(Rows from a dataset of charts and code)
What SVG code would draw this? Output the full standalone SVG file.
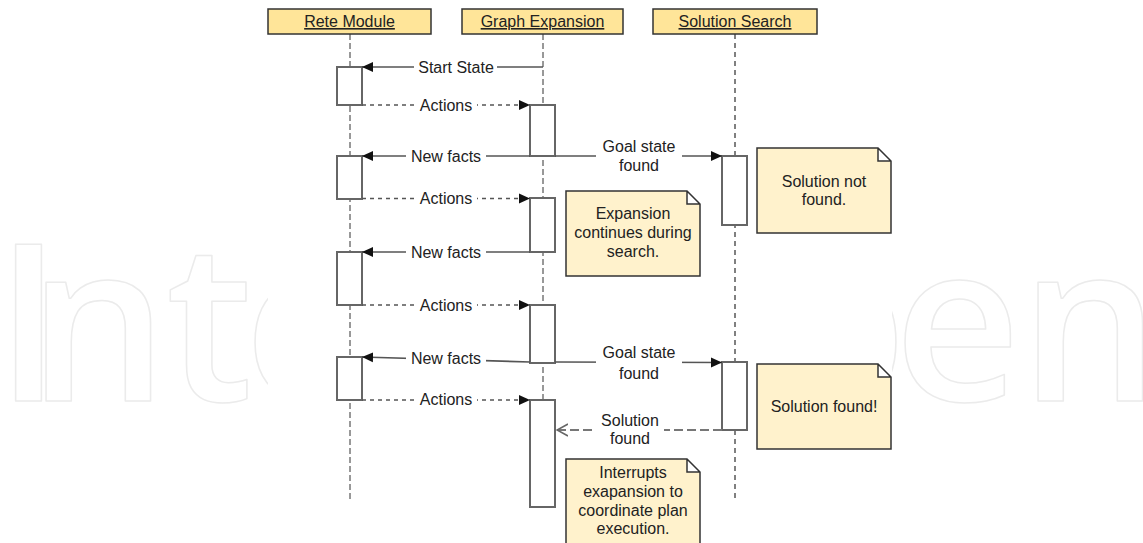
<svg xmlns="http://www.w3.org/2000/svg" width="1143" height="543" viewBox="0 0 1143 543">
  <style>
    text { font-family: "Liberation Sans", Arial, sans-serif; font-size: 16px; fill: #222; }
    .c { text-anchor: middle; }
    .hdr rect { fill: #FFE599; stroke: #333; stroke-width: 1.5; }
    .hdr text { text-decoration: underline; }
    .life { stroke: #333; stroke-width: 1; stroke-dasharray: 6 3; fill: none; }
    .life2 { stroke: #808080; stroke-width: 2; stroke-dasharray: 5 4; fill: none; }
    .act { fill: #fff; stroke: #666; stroke-width: 2; }
    .msg { stroke: #555; stroke-width: 1.7; fill: none; }
    .call { marker-end: url(#filled); }
    .ret { stroke-dasharray: 4 4; marker-end: url(#filled); }
    .reply { stroke: #777; stroke-width: 2; stroke-dasharray: 9 4; marker-end: url(#open); }
    .lbl { fill: #fff; stroke: none; }
    .note path { fill: #FFF2CC; stroke: #333; stroke-width: 1.5; stroke-linejoin: miter; }
    .wm { font-family: "Open Sans", "DejaVu Sans", sans-serif; font-size: 220px; font-weight: 600; fill: none; stroke: #ebebeb; stroke-width: 1.5; stroke-linejoin: round; }
  </style>
  <defs>
    <marker id="filled" viewBox="0 0 11 11" refX="11" refY="5.5" markerWidth="11" markerHeight="11" markerUnits="userSpaceOnUse" orient="auto">
      <path d="M0,0.5 L11,5.5 L0,10.5 z" fill="#111"/>
    </marker>
    <marker id="open" viewBox="0 0 12 14" refX="12" refY="7" markerWidth="12" markerHeight="14" markerUnits="userSpaceOnUse" orient="auto">
      <path d="M0,1 L11,7 L0,13" fill="none" stroke="#666" stroke-width="1.6"/>
    </marker>
  </defs>

  <rect width="1143" height="543" fill="#fff"/>

  <!-- faint publisher mark in the background -->
  <text class="wm" x="-5 28 166 244 370 480 610 770 894 1020" y="401">IntechOpen</text>
  <rect x="268" y="0" width="624" height="543" fill="#fff"/>

  <!-- lifelines -->
  <g id="lifelines">
    <line class="life" x1="350" y1="34" x2="350" y2="502"/>
    <line class="life" x1="543" y1="34" x2="543" y2="507"/>
    <line class="life2" x1="735" y1="34" x2="735" y2="500"/>
  </g>

  <!-- participant headers -->
  <g id="rete-module" class="hdr">
    <rect x="268" y="9" width="163" height="25"/>
    <text class="c" x="349.5" y="27">Rete Module</text>
  </g>
  <g id="graph-expansion" class="hdr">
    <rect x="462" y="9" width="161" height="25"/>
    <text class="c" x="542.5" y="27">Graph Expansion</text>
  </g>
  <g id="solution-search" class="hdr">
    <rect x="653" y="9" width="164" height="25"/>
    <text class="c" x="735" y="27">Solution Search</text>
  </g>

  <!-- activation bars -->
  <g id="rete-activations">
    <rect class="act" x="337" y="67" width="25" height="38"/>
    <rect class="act" x="337" y="156" width="25" height="43"/>
    <rect class="act" x="337" y="252" width="25" height="53"/>
    <rect class="act" x="337" y="357" width="25" height="43"/>
  </g>
  <g id="expansion-activations">
    <rect class="act" x="530" y="105" width="25" height="51"/>
    <rect class="act" x="530" y="198" width="25" height="54"/>
    <rect class="act" x="530" y="305" width="25" height="58"/>
    <rect class="act" x="530" y="400" width="25" height="107"/>
  </g>
  <g id="search-activations">
    <rect class="act" x="722" y="156" width="25" height="69"/>
    <rect class="act" x="722" y="362" width="25" height="68"/>
  </g>

  <!-- messages -->
  <g id="connectors">
    <line class="msg call" x1="543" y1="67" x2="362" y2="67"/>
    <line class="msg ret" x1="362" y1="105" x2="530" y2="105"/>
    <line class="msg call" x1="530" y1="156" x2="362" y2="156"/>
    <line class="msg call" x1="555" y1="156" x2="722" y2="156"/>
    <line class="msg ret" x1="362" y1="198.5" x2="530" y2="198.5"/>
    <line class="msg call" x1="530" y1="252" x2="362" y2="252"/>
    <line class="msg ret" x1="362" y1="305" x2="530" y2="305"/>
    <line class="msg call" x1="530" y1="362" x2="362" y2="357"/>
    <line class="msg call" x1="555" y1="362" x2="722" y2="362.5"/>
    <line class="msg ret" x1="362" y1="400" x2="530" y2="400"/>
    <line class="msg reply" x1="722" y1="430" x2="556" y2="430"/>

    <!-- message labels -->
    <rect class="lbl" x="414" y="58" width="83" height="18"/>
    <text class="c" x="456" y="73">Start State</text>
    <rect class="lbl" x="414" y="96" width="63" height="18"/>
    <text class="c" x="446" y="111">Actions</text>
    <rect class="lbl" x="406" y="147" width="80" height="18"/>
    <text class="c" x="446" y="162">New facts</text>
    <rect class="lbl" x="596" y="138" width="86" height="36"/>
    <text class="c" x="639" y="152">Goal state</text>
    <text class="c" x="639" y="171">found</text>
    <rect class="lbl" x="414" y="190" width="63" height="18"/>
    <text class="c" x="446" y="204">Actions</text>
    <rect class="lbl" x="406" y="243" width="80" height="18"/>
    <text class="c" x="446" y="258">New facts</text>
    <rect class="lbl" x="414" y="296" width="63" height="18"/>
    <text class="c" x="446" y="311">Actions</text>
    <rect class="lbl" x="406" y="350" width="80" height="18"/>
    <text class="c" x="446" y="364">New facts</text>
    <rect class="lbl" x="596" y="343" width="86" height="38"/>
    <text class="c" x="639" y="358">Goal state</text>
    <text class="c" x="639" y="379">found</text>
    <rect class="lbl" x="414" y="391" width="63" height="18"/>
    <text class="c" x="446" y="405">Actions</text>
    <rect class="lbl" x="596" y="410" width="68" height="38"/>
    <text class="c" x="630" y="426">Solution</text>
    <text class="c" x="630" y="444">found</text>
  </g>

  <!-- notes -->
  <g id="note-expansion" class="note">
    <path d="M566,191 H687 L700,204 V276 H566 Z M687,191 V204 H700"/>
    <text class="c" x="633" y="219">Expansion</text>
    <text class="c" x="633" y="238">continues during</text>
    <text class="c" x="633" y="257">search.</text>
  </g>
  <g id="note-not-found" class="note">
    <path d="M757,148 H878 L891,161 V233 H757 Z M878,148 V161 H891"/>
    <text class="c" x="824" y="187">Solution not</text>
    <text class="c" x="824" y="205">found.</text>
  </g>
  <g id="note-found" class="note">
    <path d="M757,364 H878 L891,377 V449 H757 Z M878,364 V377 H891"/>
    <text class="c" x="824" y="412">Solution found!</text>
  </g>
  <g id="note-interrupts" class="note">
    <path d="M566,459 H687 L700,472 V552 H566 Z M687,459 V472 H700"/>
    <text class="c" x="633" y="478">Interrupts</text>
    <text class="c" x="633" y="497">exapansion to</text>
    <text class="c" x="633" y="516">coordinate plan</text>
    <text class="c" x="633" y="534">execution.</text>
  </g>
</svg>
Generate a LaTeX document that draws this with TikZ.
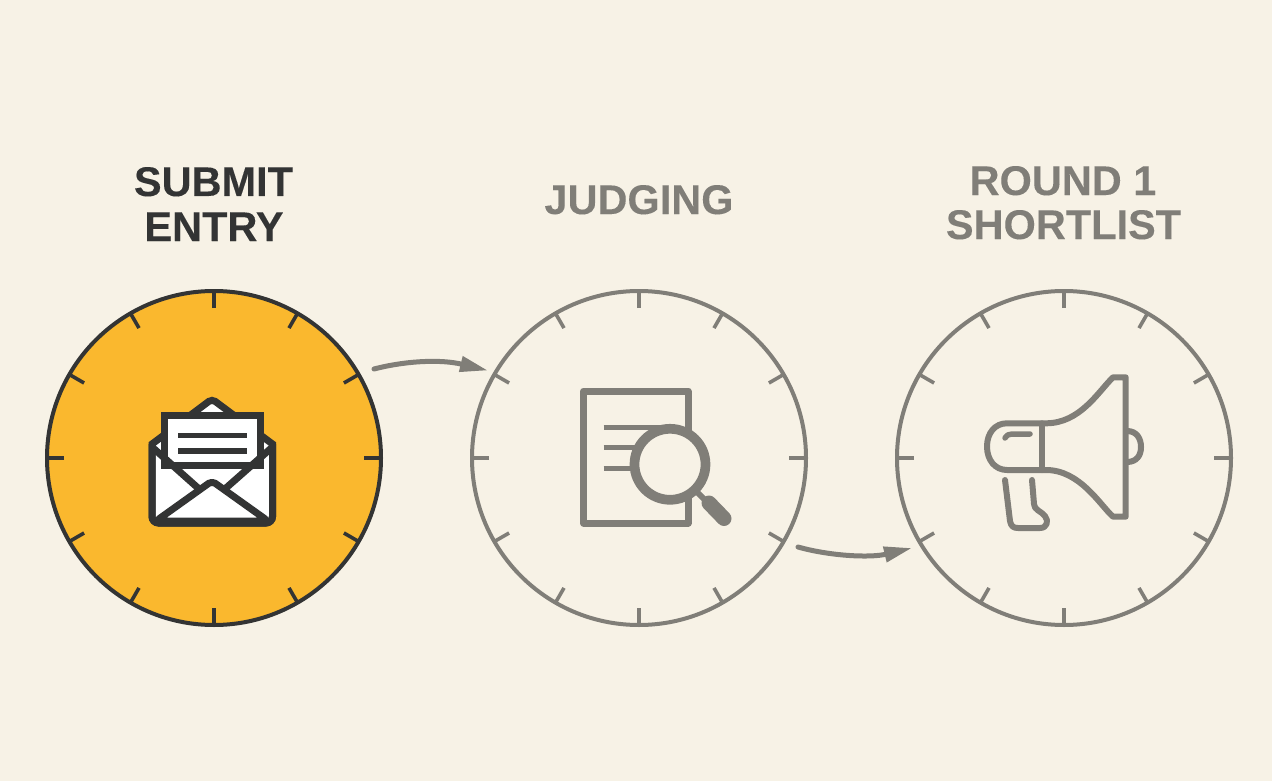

_EXERCISE INSTRUCTIONS:_ Reproduce all entries exactly. Pictures do not belong in the copy.

_THE SOLUTION:_
What SVG code would draw this? Output the full standalone SVG file.
<svg xmlns="http://www.w3.org/2000/svg" width="1143" height="543" viewBox="0 0 1143 543">
  <style>
    text { font-family: "Liberation Sans", Arial, sans-serif; font-size: 16px; fill: #222; }
    .c { text-anchor: middle; }
    .hdr rect { fill: #FFE599; stroke: #333; stroke-width: 1.5; }
    .hdr text { text-decoration: underline; }
    .life { stroke: #333; stroke-width: 1; stroke-dasharray: 6 3; fill: none; }
    .life2 { stroke: #808080; stroke-width: 2; stroke-dasharray: 5 4; fill: none; }
    .act { fill: #fff; stroke: #666; stroke-width: 2; }
    .msg { stroke: #555; stroke-width: 1.7; fill: none; }
    .call { marker-end: url(#filled); }
    .ret { stroke-dasharray: 4 4; marker-end: url(#filled); }
    .reply { stroke: #777; stroke-width: 2; stroke-dasharray: 9 4; marker-end: url(#open); }
    .lbl { fill: #fff; stroke: none; }
    .note path { fill: #FFF2CC; stroke: #333; stroke-width: 1.5; stroke-linejoin: miter; }
    .wm { font-family: "Open Sans", "DejaVu Sans", sans-serif; font-size: 220px; font-weight: 600; fill: none; stroke: #ebebeb; stroke-width: 1.5; stroke-linejoin: round; }
  </style>
  <defs>
    <marker id="filled" viewBox="0 0 11 11" refX="11" refY="5.5" markerWidth="11" markerHeight="11" markerUnits="userSpaceOnUse" orient="auto">
      <path d="M0,0.5 L11,5.5 L0,10.5 z" fill="#111"/>
    </marker>
    <marker id="open" viewBox="0 0 12 14" refX="12" refY="7" markerWidth="12" markerHeight="14" markerUnits="userSpaceOnUse" orient="auto">
      <path d="M0,1 L11,7 L0,13" fill="none" stroke="#666" stroke-width="1.6"/>
    </marker>
  </defs>

  <rect width="1143" height="543" fill="#fff"/>

  <!-- faint publisher mark in the background -->
  <text class="wm" x="-5 28 166 244 370 480 610 770 894 1020" y="401">IntechOpen</text>
  <rect x="268" y="0" width="624" height="543" fill="#fff"/>

  <!-- lifelines -->
  <g id="lifelines">
    <line class="life" x1="350" y1="34" x2="350" y2="502"/>
    <line class="life" x1="543" y1="34" x2="543" y2="507"/>
    <line class="life2" x1="735" y1="34" x2="735" y2="500"/>
  </g>

  <!-- participant headers -->
  <g id="rete-module" class="hdr">
    <rect x="268" y="9" width="163" height="25"/>
    <text class="c" x="349.5" y="27">Rete Module</text>
  </g>
  <g id="graph-expansion" class="hdr">
    <rect x="462" y="9" width="161" height="25"/>
    <text class="c" x="542.5" y="27">Graph Expansion</text>
  </g>
  <g id="solution-search" class="hdr">
    <rect x="653" y="9" width="164" height="25"/>
    <text class="c" x="735" y="27">Solution Search</text>
  </g>

  <!-- activation bars -->
  <g id="rete-activations">
    <rect class="act" x="337" y="67" width="25" height="38"/>
    <rect class="act" x="337" y="156" width="25" height="43"/>
    <rect class="act" x="337" y="252" width="25" height="53"/>
    <rect class="act" x="337" y="357" width="25" height="43"/>
  </g>
  <g id="expansion-activations">
    <rect class="act" x="530" y="105" width="25" height="51"/>
    <rect class="act" x="530" y="198" width="25" height="54"/>
    <rect class="act" x="530" y="305" width="25" height="58"/>
    <rect class="act" x="530" y="400" width="25" height="107"/>
  </g>
  <g id="search-activations">
    <rect class="act" x="722" y="156" width="25" height="69"/>
    <rect class="act" x="722" y="362" width="25" height="68"/>
  </g>

  <!-- messages -->
  <g id="connectors">
    <line class="msg call" x1="543" y1="67" x2="362" y2="67"/>
    <line class="msg ret" x1="362" y1="105" x2="530" y2="105"/>
    <line class="msg call" x1="530" y1="156" x2="362" y2="156"/>
    <line class="msg call" x1="555" y1="156" x2="722" y2="156"/>
    <line class="msg ret" x1="362" y1="198.5" x2="530" y2="198.5"/>
    <line class="msg call" x1="530" y1="252" x2="362" y2="252"/>
    <line class="msg ret" x1="362" y1="305" x2="530" y2="305"/>
    <line class="msg call" x1="530" y1="362" x2="362" y2="357"/>
    <line class="msg call" x1="555" y1="362" x2="722" y2="362.5"/>
    <line class="msg ret" x1="362" y1="400" x2="530" y2="400"/>
    <line class="msg reply" x1="722" y1="430" x2="556" y2="430"/>

    <!-- message labels -->
    <rect class="lbl" x="414" y="58" width="83" height="18"/>
    <text class="c" x="456" y="73">Start State</text>
    <rect class="lbl" x="414" y="96" width="63" height="18"/>
    <text class="c" x="446" y="111">Actions</text>
    <rect class="lbl" x="406" y="147" width="80" height="18"/>
    <text class="c" x="446" y="162">New facts</text>
    <rect class="lbl" x="596" y="138" width="86" height="36"/>
    <text class="c" x="639" y="152">Goal state</text>
    <text class="c" x="639" y="171">found</text>
    <rect class="lbl" x="414" y="190" width="63" height="18"/>
    <text class="c" x="446" y="204">Actions</text>
    <rect class="lbl" x="406" y="243" width="80" height="18"/>
    <text class="c" x="446" y="258">New facts</text>
    <rect class="lbl" x="414" y="296" width="63" height="18"/>
    <text class="c" x="446" y="311">Actions</text>
    <rect class="lbl" x="406" y="350" width="80" height="18"/>
    <text class="c" x="446" y="364">New facts</text>
    <rect class="lbl" x="596" y="343" width="86" height="38"/>
    <text class="c" x="639" y="358">Goal state</text>
    <text class="c" x="639" y="379">found</text>
    <rect class="lbl" x="414" y="391" width="63" height="18"/>
    <text class="c" x="446" y="405">Actions</text>
    <rect class="lbl" x="596" y="410" width="68" height="38"/>
    <text class="c" x="630" y="426">Solution</text>
    <text class="c" x="630" y="444">found</text>
  </g>

  <!-- notes -->
  <g id="note-expansion" class="note">
    <path d="M566,191 H687 L700,204 V276 H566 Z M687,191 V204 H700"/>
    <text class="c" x="633" y="219">Expansion</text>
    <text class="c" x="633" y="238">continues during</text>
    <text class="c" x="633" y="257">search.</text>
  </g>
  <g id="note-not-found" class="note">
    <path d="M757,148 H878 L891,161 V233 H757 Z M878,148 V161 H891"/>
    <text class="c" x="824" y="187">Solution not</text>
    <text class="c" x="824" y="205">found.</text>
  </g>
  <g id="note-found" class="note">
    <path d="M757,364 H878 L891,377 V449 H757 Z M878,364 V377 H891"/>
    <text class="c" x="824" y="412">Solution found!</text>
  </g>
  <g id="note-interrupts" class="note">
    <path d="M566,459 H687 L700,472 V552 H566 Z M687,459 V472 H700"/>
    <text class="c" x="633" y="478">Interrupts</text>
    <text class="c" x="633" y="497">exapansion to</text>
    <text class="c" x="633" y="516">coordinate plan</text>
    <text class="c" x="633" y="534">execution.</text>
  </g>
</svg>
Generate a LaTeX document that draws this with TikZ.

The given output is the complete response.